── Data provided

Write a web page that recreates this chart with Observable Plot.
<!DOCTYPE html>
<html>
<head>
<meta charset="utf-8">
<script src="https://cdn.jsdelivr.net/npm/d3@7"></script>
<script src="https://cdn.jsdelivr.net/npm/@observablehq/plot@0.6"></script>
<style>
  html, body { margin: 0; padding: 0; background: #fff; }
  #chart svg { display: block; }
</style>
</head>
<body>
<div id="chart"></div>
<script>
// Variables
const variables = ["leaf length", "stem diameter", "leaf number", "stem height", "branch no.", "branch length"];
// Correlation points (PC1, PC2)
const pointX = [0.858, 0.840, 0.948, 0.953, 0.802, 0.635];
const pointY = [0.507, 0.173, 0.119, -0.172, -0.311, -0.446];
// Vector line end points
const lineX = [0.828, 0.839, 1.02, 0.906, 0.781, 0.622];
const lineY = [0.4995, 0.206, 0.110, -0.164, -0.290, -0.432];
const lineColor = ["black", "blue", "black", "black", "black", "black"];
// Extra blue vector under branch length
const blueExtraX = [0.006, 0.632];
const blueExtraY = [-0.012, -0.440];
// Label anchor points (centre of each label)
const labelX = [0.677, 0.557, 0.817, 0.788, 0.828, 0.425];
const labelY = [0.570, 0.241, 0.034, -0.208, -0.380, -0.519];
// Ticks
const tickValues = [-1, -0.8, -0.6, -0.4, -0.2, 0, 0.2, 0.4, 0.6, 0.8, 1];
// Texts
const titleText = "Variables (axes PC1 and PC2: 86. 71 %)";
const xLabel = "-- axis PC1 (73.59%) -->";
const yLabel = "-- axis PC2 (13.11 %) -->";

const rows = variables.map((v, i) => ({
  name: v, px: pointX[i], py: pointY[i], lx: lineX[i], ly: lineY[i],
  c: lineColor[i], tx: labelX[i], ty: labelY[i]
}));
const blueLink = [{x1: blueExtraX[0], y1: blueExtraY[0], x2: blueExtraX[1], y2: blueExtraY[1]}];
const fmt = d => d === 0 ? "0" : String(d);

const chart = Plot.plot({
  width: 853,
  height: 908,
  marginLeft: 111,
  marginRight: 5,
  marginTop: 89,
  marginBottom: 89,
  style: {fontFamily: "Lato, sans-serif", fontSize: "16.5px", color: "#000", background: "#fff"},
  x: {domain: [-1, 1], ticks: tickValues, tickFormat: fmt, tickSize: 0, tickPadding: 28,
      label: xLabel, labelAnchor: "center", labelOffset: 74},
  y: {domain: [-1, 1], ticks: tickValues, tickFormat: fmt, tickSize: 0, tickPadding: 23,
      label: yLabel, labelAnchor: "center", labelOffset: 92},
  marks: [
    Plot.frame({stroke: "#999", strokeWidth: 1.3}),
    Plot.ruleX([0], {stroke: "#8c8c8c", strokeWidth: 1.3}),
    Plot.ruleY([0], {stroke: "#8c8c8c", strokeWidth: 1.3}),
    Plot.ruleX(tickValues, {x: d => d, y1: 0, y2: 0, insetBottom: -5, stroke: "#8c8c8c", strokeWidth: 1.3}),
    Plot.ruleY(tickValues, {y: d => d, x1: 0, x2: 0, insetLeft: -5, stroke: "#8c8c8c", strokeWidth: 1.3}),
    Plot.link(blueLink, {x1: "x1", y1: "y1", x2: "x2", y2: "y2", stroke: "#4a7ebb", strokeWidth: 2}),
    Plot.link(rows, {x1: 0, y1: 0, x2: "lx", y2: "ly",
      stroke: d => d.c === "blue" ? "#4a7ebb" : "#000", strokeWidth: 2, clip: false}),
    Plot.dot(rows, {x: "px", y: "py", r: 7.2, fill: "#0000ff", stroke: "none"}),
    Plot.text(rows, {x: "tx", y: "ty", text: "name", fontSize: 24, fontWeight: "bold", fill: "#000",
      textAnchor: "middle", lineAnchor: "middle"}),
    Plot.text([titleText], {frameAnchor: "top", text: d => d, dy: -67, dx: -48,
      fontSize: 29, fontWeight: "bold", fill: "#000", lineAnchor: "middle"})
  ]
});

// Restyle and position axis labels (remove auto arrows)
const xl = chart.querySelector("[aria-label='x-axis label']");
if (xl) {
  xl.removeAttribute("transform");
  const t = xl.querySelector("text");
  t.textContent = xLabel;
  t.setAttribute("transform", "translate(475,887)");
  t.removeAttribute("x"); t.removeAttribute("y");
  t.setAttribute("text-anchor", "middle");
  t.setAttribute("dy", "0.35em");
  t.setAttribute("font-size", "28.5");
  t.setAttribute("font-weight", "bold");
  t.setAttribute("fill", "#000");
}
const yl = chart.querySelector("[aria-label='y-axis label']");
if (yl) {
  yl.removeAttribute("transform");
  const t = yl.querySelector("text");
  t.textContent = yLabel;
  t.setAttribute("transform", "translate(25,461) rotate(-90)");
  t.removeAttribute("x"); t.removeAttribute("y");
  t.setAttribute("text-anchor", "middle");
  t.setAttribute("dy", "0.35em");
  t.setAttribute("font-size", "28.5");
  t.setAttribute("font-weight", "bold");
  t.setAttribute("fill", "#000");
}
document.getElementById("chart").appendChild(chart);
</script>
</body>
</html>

────
── Data provided

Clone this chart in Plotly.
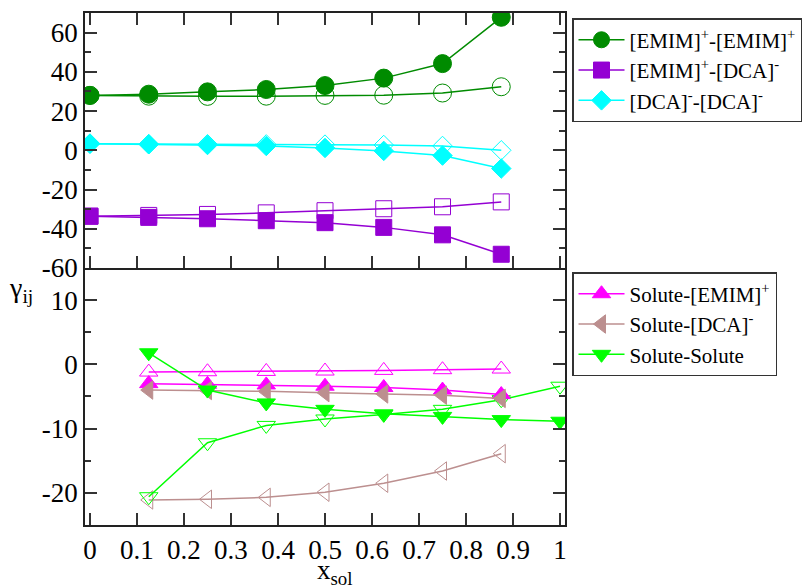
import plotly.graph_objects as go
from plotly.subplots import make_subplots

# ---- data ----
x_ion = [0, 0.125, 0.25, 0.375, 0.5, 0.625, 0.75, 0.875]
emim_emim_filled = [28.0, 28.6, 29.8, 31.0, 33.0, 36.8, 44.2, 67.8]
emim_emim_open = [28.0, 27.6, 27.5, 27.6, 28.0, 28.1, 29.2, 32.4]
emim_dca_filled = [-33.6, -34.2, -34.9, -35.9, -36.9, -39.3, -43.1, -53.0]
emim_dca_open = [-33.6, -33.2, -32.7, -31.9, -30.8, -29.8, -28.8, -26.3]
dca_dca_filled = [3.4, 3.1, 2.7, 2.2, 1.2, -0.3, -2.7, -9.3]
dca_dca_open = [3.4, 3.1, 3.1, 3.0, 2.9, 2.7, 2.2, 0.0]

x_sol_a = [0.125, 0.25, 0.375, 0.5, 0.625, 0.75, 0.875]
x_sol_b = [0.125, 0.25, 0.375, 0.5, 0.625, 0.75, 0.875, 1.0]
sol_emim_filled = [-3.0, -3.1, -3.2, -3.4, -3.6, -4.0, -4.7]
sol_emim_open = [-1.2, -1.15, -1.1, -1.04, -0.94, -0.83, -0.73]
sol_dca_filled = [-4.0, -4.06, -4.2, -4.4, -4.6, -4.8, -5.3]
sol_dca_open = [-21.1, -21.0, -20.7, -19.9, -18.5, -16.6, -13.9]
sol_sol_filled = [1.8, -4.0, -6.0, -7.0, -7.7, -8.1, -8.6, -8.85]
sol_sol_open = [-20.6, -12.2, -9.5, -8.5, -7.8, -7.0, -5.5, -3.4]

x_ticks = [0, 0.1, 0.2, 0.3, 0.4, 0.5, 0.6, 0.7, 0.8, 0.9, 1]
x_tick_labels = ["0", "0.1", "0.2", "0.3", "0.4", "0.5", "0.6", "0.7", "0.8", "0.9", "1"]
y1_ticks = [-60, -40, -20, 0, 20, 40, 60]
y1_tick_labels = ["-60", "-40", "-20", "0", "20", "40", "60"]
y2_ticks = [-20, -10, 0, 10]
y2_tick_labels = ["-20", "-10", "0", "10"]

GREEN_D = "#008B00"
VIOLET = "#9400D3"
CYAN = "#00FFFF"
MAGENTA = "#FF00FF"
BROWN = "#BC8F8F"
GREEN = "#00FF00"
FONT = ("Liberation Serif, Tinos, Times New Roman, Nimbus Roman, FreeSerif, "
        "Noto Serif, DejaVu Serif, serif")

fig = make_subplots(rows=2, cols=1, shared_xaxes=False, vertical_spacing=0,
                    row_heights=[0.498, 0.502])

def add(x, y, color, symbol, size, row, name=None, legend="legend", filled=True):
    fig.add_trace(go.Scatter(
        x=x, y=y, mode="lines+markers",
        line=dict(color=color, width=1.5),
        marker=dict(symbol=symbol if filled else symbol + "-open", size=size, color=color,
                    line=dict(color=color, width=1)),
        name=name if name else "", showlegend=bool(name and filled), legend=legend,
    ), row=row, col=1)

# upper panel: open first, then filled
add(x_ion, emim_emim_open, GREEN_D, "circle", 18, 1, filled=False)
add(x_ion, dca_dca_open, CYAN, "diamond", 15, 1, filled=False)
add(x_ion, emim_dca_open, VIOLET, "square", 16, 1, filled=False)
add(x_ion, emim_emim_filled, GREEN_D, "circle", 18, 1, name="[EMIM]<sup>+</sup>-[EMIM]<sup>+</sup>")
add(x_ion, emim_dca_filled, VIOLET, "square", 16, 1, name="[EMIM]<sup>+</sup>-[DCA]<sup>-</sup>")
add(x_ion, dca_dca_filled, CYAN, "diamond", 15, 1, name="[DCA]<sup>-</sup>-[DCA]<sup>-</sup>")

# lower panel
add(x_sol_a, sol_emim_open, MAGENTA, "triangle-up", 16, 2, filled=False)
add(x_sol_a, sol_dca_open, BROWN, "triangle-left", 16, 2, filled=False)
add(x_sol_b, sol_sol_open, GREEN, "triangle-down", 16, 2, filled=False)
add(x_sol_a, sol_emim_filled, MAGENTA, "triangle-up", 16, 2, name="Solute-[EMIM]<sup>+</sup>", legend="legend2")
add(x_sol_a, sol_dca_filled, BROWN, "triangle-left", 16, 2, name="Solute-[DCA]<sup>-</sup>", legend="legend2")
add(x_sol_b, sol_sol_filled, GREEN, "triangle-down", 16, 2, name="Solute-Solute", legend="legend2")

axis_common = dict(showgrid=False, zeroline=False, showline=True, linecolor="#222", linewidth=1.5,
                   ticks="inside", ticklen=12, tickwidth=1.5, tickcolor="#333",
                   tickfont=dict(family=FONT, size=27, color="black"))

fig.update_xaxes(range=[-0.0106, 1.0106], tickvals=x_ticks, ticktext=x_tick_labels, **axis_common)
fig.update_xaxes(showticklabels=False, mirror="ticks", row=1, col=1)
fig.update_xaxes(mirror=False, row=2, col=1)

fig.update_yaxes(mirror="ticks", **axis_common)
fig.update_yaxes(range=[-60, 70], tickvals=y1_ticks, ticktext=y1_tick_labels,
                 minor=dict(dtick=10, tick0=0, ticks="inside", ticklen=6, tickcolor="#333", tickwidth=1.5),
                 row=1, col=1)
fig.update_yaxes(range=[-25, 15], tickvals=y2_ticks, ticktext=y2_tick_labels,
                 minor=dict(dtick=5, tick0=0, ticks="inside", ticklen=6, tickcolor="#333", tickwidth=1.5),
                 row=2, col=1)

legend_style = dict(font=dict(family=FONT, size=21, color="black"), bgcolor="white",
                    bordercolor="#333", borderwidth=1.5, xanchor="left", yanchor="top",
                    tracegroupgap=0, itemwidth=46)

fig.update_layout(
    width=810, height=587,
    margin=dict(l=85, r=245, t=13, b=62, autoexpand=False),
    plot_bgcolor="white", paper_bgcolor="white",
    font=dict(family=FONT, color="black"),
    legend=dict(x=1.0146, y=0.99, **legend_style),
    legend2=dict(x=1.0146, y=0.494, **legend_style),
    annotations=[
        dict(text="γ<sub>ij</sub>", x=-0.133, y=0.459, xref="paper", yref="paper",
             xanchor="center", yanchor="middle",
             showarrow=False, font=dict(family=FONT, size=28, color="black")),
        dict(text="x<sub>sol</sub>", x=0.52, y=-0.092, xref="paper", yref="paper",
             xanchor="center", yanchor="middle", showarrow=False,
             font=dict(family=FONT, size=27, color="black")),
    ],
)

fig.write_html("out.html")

────
── Data provided

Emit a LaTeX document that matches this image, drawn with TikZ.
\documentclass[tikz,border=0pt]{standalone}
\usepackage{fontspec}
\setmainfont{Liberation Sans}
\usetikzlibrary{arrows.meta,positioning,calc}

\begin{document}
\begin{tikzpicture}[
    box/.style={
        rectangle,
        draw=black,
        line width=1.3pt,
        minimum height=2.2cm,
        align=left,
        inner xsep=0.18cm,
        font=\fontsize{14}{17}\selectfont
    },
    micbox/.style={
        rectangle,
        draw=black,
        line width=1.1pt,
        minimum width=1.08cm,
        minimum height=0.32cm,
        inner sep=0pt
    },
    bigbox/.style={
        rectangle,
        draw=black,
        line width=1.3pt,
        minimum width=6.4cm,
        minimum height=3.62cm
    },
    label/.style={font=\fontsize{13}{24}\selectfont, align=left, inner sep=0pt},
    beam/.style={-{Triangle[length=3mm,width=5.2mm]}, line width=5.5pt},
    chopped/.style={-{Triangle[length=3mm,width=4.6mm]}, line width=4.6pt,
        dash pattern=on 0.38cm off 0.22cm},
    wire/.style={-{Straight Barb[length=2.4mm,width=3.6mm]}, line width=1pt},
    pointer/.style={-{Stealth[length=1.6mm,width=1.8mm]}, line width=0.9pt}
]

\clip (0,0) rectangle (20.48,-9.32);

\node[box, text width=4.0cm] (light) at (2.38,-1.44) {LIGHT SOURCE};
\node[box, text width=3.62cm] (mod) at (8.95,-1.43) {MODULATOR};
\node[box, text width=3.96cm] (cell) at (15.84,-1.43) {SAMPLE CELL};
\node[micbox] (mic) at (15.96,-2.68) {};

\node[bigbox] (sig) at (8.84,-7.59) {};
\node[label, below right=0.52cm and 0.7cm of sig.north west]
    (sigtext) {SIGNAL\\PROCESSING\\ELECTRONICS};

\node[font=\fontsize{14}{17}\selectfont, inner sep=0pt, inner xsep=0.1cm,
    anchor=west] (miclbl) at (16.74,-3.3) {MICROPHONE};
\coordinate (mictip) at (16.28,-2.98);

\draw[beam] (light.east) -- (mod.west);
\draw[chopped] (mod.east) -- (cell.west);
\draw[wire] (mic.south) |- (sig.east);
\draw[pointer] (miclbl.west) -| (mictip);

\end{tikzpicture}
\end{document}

────

What the task requires: Reproduce exactly, and only, the lines from the one containing "Clone this chart in Plotly." through the one containing "row_heights=[0.498, 0.502])", including both; leave out any pictures.

Answer:
Clone this chart in Plotly.
import plotly.graph_objects as go
from plotly.subplots import make_subplots

# ---- data ----
x_ion = [0, 0.125, 0.25, 0.375, 0.5, 0.625, 0.75, 0.875]
emim_emim_filled = [28.0, 28.6, 29.8, 31.0, 33.0, 36.8, 44.2, 67.8]
emim_emim_open = [28.0, 27.6, 27.5, 27.6, 28.0, 28.1, 29.2, 32.4]
emim_dca_filled = [-33.6, -34.2, -34.9, -35.9, -36.9, -39.3, -43.1, -53.0]
emim_dca_open = [-33.6, -33.2, -32.7, -31.9, -30.8, -29.8, -28.8, -26.3]
dca_dca_filled = [3.4, 3.1, 2.7, 2.2, 1.2, -0.3, -2.7, -9.3]
dca_dca_open = [3.4, 3.1, 3.1, 3.0, 2.9, 2.7, 2.2, 0.0]

x_sol_a = [0.125, 0.25, 0.375, 0.5, 0.625, 0.75, 0.875]
x_sol_b = [0.125, 0.25, 0.375, 0.5, 0.625, 0.75, 0.875, 1.0]
sol_emim_filled = [-3.0, -3.1, -3.2, -3.4, -3.6, -4.0, -4.7]
sol_emim_open = [-1.2, -1.15, -1.1, -1.04, -0.94, -0.83, -0.73]
sol_dca_filled = [-4.0, -4.06, -4.2, -4.4, -4.6, -4.8, -5.3]
sol_dca_open = [-21.1, -21.0, -20.7, -19.9, -18.5, -16.6, -13.9]
sol_sol_filled = [1.8, -4.0, -6.0, -7.0, -7.7, -8.1, -8.6, -8.85]
sol_sol_open = [-20.6, -12.2, -9.5, -8.5, -7.8, -7.0, -5.5, -3.4]

x_ticks = [0, 0.1, 0.2, 0.3, 0.4, 0.5, 0.6, 0.7, 0.8, 0.9, 1]
x_tick_labels = ["0", "0.1", "0.2", "0.3", "0.4", "0.5", "0.6", "0.7", "0.8", "0.9", "1"]
y1_ticks = [-60, -40, -20, 0, 20, 40, 60]
y1_tick_labels = ["-60", "-40", "-20", "0", "20", "40", "60"]
y2_ticks = [-20, -10, 0, 10]
y2_tick_labels = ["-20", "-10", "0", "10"]

GREEN_D = "#008B00"
VIOLET = "#9400D3"
CYAN = "#00FFFF"
MAGENTA = "#FF00FF"
BROWN = "#BC8F8F"
GREEN = "#00FF00"
FONT = ("Liberation Serif, Tinos, Times New Roman, Nimbus Roman, FreeSerif, "
        "Noto Serif, DejaVu Serif, serif")

fig = make_subplots(rows=2, cols=1, shared_xaxes=False, vertical_spacing=0,
                    row_heights=[0.498, 0.502])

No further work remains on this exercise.